• [What is expected] The data must be returned in full and exactly as given.

• [Given data]
** START **
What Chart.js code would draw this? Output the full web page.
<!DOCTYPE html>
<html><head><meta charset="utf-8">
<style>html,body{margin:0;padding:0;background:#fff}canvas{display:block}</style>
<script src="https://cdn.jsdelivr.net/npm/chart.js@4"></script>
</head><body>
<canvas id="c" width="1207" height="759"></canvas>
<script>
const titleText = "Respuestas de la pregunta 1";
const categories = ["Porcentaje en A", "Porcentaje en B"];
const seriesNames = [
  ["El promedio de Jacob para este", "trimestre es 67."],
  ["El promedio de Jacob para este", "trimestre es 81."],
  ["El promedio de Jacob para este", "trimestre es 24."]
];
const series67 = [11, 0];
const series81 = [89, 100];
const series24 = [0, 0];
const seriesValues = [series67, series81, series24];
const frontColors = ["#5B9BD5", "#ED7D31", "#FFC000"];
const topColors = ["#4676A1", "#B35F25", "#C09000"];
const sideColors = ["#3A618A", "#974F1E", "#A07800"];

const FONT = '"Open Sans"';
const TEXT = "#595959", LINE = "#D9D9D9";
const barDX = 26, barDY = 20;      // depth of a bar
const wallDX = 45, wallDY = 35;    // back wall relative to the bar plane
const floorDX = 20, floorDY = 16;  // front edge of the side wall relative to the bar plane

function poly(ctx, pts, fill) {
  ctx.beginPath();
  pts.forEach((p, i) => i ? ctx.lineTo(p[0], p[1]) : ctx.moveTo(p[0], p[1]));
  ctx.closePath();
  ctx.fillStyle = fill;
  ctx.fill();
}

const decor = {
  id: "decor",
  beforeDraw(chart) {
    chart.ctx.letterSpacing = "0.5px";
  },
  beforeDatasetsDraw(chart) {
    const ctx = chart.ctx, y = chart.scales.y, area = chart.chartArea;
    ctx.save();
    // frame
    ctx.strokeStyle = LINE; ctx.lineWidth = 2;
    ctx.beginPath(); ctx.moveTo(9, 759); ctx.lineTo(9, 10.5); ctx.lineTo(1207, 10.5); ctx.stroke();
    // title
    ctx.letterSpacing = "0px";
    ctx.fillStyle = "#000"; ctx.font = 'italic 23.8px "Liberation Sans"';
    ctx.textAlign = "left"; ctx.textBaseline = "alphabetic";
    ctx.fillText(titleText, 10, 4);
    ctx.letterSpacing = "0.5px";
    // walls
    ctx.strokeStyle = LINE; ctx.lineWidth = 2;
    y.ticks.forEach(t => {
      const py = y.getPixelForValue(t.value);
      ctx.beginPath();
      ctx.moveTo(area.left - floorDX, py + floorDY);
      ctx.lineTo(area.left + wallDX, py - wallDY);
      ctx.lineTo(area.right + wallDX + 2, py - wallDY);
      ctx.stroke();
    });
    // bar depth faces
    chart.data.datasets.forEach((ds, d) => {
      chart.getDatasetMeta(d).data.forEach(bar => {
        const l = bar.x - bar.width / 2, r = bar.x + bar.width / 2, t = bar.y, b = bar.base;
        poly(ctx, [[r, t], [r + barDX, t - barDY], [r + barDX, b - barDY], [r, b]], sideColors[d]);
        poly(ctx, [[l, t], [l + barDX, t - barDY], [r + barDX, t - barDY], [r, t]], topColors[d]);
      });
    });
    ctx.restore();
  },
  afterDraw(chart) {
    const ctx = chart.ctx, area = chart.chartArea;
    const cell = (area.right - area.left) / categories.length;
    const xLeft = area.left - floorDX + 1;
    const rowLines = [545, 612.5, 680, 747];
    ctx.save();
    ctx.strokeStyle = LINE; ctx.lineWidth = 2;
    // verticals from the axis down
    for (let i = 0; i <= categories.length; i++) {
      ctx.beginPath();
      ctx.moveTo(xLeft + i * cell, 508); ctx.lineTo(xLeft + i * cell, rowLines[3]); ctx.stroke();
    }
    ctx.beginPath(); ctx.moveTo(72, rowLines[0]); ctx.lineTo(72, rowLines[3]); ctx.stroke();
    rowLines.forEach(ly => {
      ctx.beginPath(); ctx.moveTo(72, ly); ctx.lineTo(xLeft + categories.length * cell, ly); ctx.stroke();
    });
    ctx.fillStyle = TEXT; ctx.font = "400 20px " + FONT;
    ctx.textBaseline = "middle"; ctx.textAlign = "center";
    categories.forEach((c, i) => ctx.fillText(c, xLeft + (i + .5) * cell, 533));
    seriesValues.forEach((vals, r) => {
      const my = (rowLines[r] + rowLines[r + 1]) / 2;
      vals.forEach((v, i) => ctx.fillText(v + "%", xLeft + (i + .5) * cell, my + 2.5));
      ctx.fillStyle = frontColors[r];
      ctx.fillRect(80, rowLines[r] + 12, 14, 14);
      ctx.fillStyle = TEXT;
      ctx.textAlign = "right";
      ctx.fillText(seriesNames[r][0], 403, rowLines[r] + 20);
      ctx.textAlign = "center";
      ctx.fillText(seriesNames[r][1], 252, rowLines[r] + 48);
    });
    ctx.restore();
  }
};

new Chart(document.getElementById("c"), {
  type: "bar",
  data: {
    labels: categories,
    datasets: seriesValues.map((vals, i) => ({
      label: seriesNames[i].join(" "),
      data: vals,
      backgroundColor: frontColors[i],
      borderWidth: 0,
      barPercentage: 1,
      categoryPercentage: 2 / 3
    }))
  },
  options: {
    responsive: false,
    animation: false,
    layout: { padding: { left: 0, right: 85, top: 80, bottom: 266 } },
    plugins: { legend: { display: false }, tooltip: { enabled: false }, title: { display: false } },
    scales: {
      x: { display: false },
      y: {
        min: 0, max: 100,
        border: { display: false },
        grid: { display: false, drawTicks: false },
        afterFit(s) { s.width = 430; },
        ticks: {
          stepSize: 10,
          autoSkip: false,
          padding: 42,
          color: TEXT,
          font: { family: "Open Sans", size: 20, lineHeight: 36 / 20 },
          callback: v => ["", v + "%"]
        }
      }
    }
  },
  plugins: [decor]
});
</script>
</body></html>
** END **
• [Solution to the problem]
What Chart.js code would draw this? Output the full web page.
<!DOCTYPE html>
<html><head><meta charset="utf-8">
<style>html,body{margin:0;padding:0;background:#fff}canvas{display:block}</style>
<script src="https://cdn.jsdelivr.net/npm/chart.js@4"></script>
</head><body>
<canvas id="c" width="1207" height="759"></canvas>
<script>
const titleText = "Respuestas de la pregunta 1";
const categories = ["Porcentaje en A", "Porcentaje en B"];
const seriesNames = [
  ["El promedio de Jacob para este", "trimestre es 67."],
  ["El promedio de Jacob para este", "trimestre es 81."],
  ["El promedio de Jacob para este", "trimestre es 24."]
];
const series67 = [11, 0];
const series81 = [89, 100];
const series24 = [0, 0];
const seriesValues = [series67, series81, series24];
const frontColors = ["#5B9BD5", "#ED7D31", "#FFC000"];
const topColors = ["#4676A1", "#B35F25", "#C09000"];
const sideColors = ["#3A618A", "#974F1E", "#A07800"];

const FONT = '"Open Sans"';
const TEXT = "#595959", LINE = "#D9D9D9";
const barDX = 26, barDY = 20;      // depth of a bar
const wallDX = 45, wallDY = 35;    // back wall relative to the bar plane
const floorDX = 20, floorDY = 16;  // front edge of the side wall relative to the bar plane

function poly(ctx, pts, fill) {
  ctx.beginPath();
  pts.forEach((p, i) => i ? ctx.lineTo(p[0], p[1]) : ctx.moveTo(p[0], p[1]));
  ctx.closePath();
  ctx.fillStyle = fill;
  ctx.fill();
}

const decor = {
  id: "decor",
  beforeDraw(chart) {
    chart.ctx.letterSpacing = "0.5px";
  },
  beforeDatasetsDraw(chart) {
    const ctx = chart.ctx, y = chart.scales.y, area = chart.chartArea;
    ctx.save();
    // frame
    ctx.strokeStyle = LINE; ctx.lineWidth = 2;
    ctx.beginPath(); ctx.moveTo(9, 759); ctx.lineTo(9, 10.5); ctx.lineTo(1207, 10.5); ctx.stroke();
    // title
    ctx.letterSpacing = "0px";
    ctx.fillStyle = "#000"; ctx.font = 'italic 23.8px "Liberation Sans"';
    ctx.textAlign = "left"; ctx.textBaseline = "alphabetic";
    ctx.fillText(titleText, 10, 4);
    ctx.letterSpacing = "0.5px";
    // walls
    ctx.strokeStyle = LINE; ctx.lineWidth = 2;
    y.ticks.forEach(t => {
      const py = y.getPixelForValue(t.value);
      ctx.beginPath();
      ctx.moveTo(area.left - floorDX, py + floorDY);
      ctx.lineTo(area.left + wallDX, py - wallDY);
      ctx.lineTo(area.right + wallDX + 2, py - wallDY);
      ctx.stroke();
    });
    // bar depth faces
    chart.data.datasets.forEach((ds, d) => {
      chart.getDatasetMeta(d).data.forEach(bar => {
        const l = bar.x - bar.width / 2, r = bar.x + bar.width / 2, t = bar.y, b = bar.base;
        poly(ctx, [[r, t], [r + barDX, t - barDY], [r + barDX, b - barDY], [r, b]], sideColors[d]);
        poly(ctx, [[l, t], [l + barDX, t - barDY], [r + barDX, t - barDY], [r, t]], topColors[d]);
      });
    });
    ctx.restore();
  },
  afterDraw(chart) {
    const ctx = chart.ctx, area = chart.chartArea;
    const cell = (area.right - area.left) / categories.length;
    const xLeft = area.left - floorDX + 1;
    const rowLines = [545, 612.5, 680, 747];
    ctx.save();
    ctx.strokeStyle = LINE; ctx.lineWidth = 2;
    // verticals from the axis down
    for (let i = 0; i <= categories.length; i++) {
      ctx.beginPath();
      ctx.moveTo(xLeft + i * cell, 508); ctx.lineTo(xLeft + i * cell, rowLines[3]); ctx.stroke();
    }
    ctx.beginPath(); ctx.moveTo(72, rowLines[0]); ctx.lineTo(72, rowLines[3]); ctx.stroke();
    rowLines.forEach(ly => {
      ctx.beginPath(); ctx.moveTo(72, ly); ctx.lineTo(xLeft + categories.length * cell, ly); ctx.stroke();
    });
    ctx.fillStyle = TEXT; ctx.font = "400 20px " + FONT;
    ctx.textBaseline = "middle"; ctx.textAlign = "center";
    categories.forEach((c, i) => ctx.fillText(c, xLeft + (i + .5) * cell, 533));
    seriesValues.forEach((vals, r) => {
      const my = (rowLines[r] + rowLines[r + 1]) / 2;
      vals.forEach((v, i) => ctx.fillText(v + "%", xLeft + (i + .5) * cell, my + 2.5));
      ctx.fillStyle = frontColors[r];
      ctx.fillRect(80, rowLines[r] + 12, 14, 14);
      ctx.fillStyle = TEXT;
      ctx.textAlign = "right";
      ctx.fillText(seriesNames[r][0], 403, rowLines[r] + 20);
      ctx.textAlign = "center";
      ctx.fillText(seriesNames[r][1], 252, rowLines[r] + 48);
    });
    ctx.restore();
  }
};

new Chart(document.getElementById("c"), {
  type: "bar",
  data: {
    labels: categories,
    datasets: seriesValues.map((vals, i) => ({
      label: seriesNames[i].join(" "),
      data: vals,
      backgroundColor: frontColors[i],
      borderWidth: 0,
      barPercentage: 1,
      categoryPercentage: 2 / 3
    }))
  },
  options: {
    responsive: false,
    animation: false,
    layout: { padding: { left: 0, right: 85, top: 80, bottom: 266 } },
    plugins: { legend: { display: false }, tooltip: { enabled: false }, title: { display: false } },
    scales: {
      x: { display: false },
      y: {
        min: 0, max: 100,
        border: { display: false },
        grid: { display: false, drawTicks: false },
        afterFit(s) { s.width = 430; },
        ticks: {
          stepSize: 10,
          autoSkip: false,
          padding: 42,
          color: TEXT,
          font: { family: "Open Sans", size: 20, lineHeight: 36 / 20 },
          callback: v => ["", v + "%"]
        }
      }
    }
  },
  plugins: [decor]
});
</script>
</body></html>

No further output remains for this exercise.